The vehicle can be seen passing the off-campus residence three times before returning a fourth time around 4:04 a.m. and attempting to turn around on the road. The vehicle was next seen around 4:20 a.m. traveling away from the direction of the off-campus residence at high speed, heading in the direction of a road that eventually leads to Pullman, Washington, where the suspect attended Washington State University (WSU).
Video footage from the WSU campus showed a white Hyundai Elantra leaving the area and heading toward Moscow at around 2:53 a.m. At around 5:25 a.m., this vehicle was again observed on five cameras in Pullman and the WSU campus.

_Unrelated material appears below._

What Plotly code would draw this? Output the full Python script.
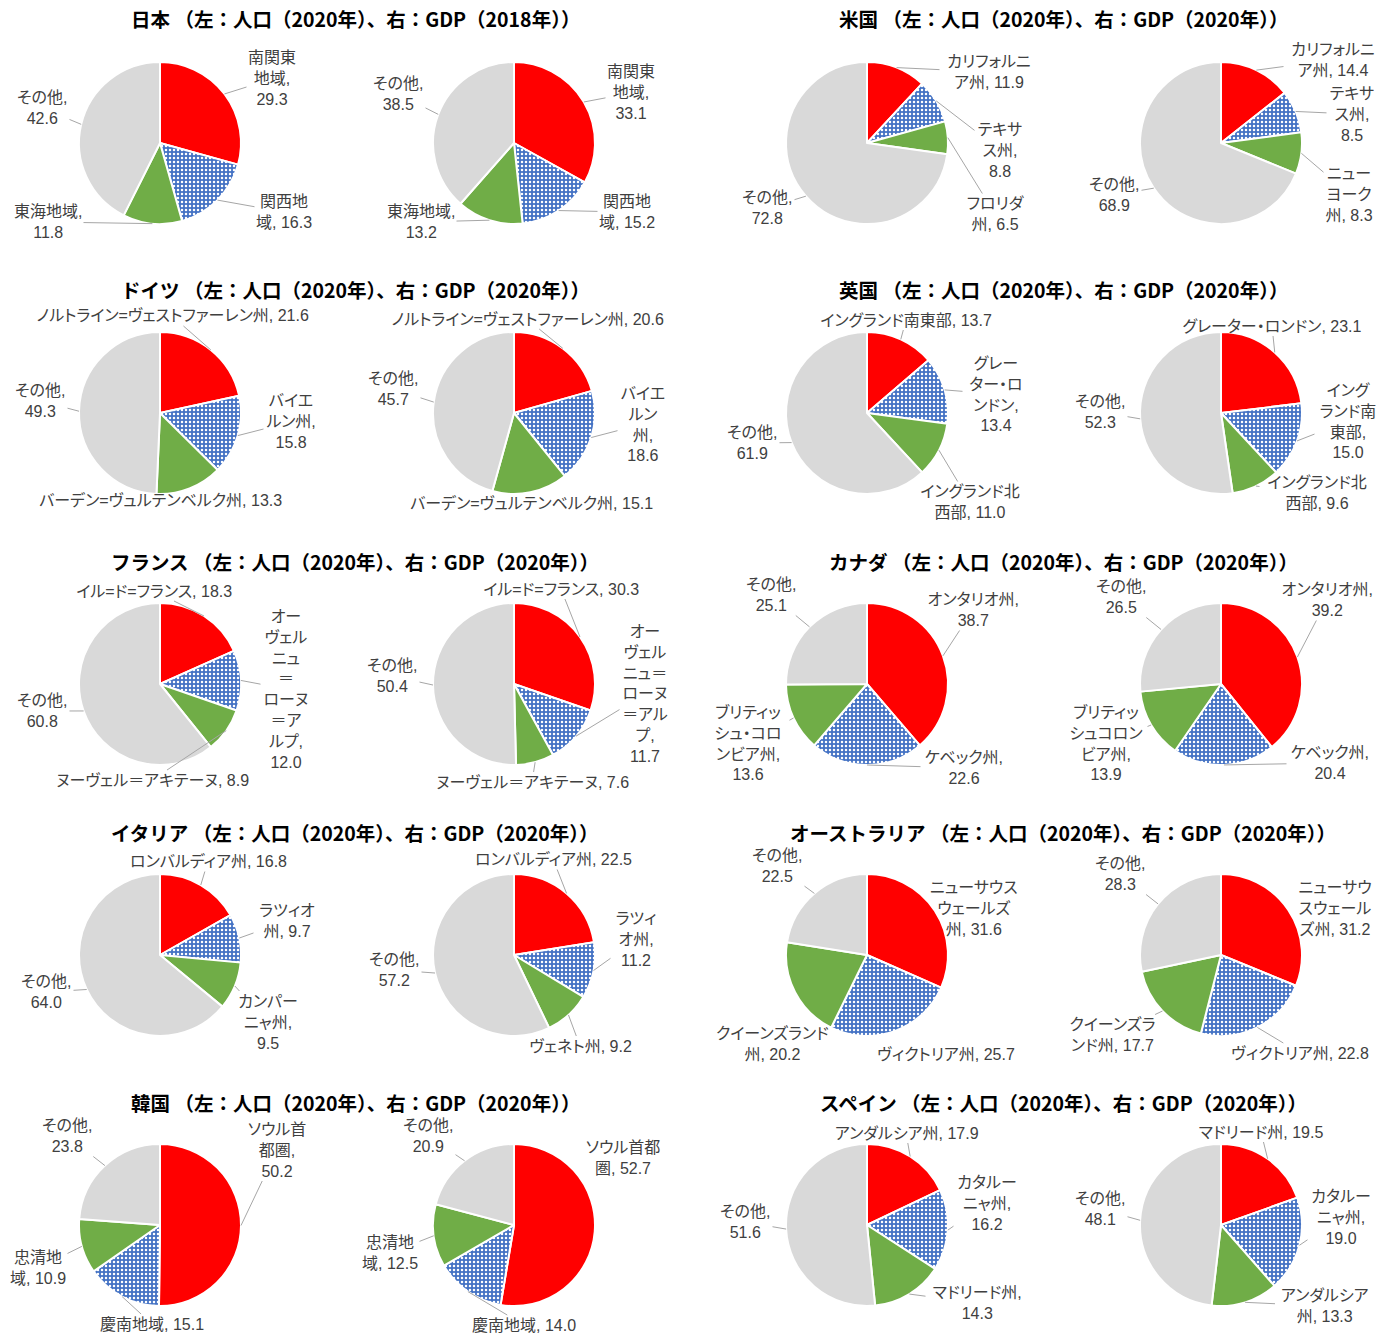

Police pulled records for white Hyundai Elantras registered at WSU on November 29 – just over two weeks after the murders were committed – and found one belonging to the man who was eventually arrested. Police reviewed the owner’s Washington state driver’s license and determined he matched the suspect’s physical description provided by one of the surviving roommates.
Police matched the suspect to the vehicle through two previous traffic stops in the months before the murders. They also learned that the suspect registered his car in Washington and received Washington plates on November 18 – five days after the murders.
Police also reviewed cell phone data to show the suspect’s phone did not ping any cellular towers near the crime scene during the relevant timeframe, but an expanded examination of cell phone data showed the phone stopped reporting data to the network at around 2:47 a.m. At that time, the white Elantra was leaving Pullman and heading toward Moscow. The phone next pinged at 4:48 a.m. in an area south of Moscow, heading back to Pullman. Cell records also showed that the suspect left his home in Pullman around 9:00 a.m. on November 13 and traveled back to Moscow.
Cell records dating back to June 2022 showed the suspect’s phone was in the crime scene area on at least 12 occasions before the murders – all but one in the late evening or early morning hours.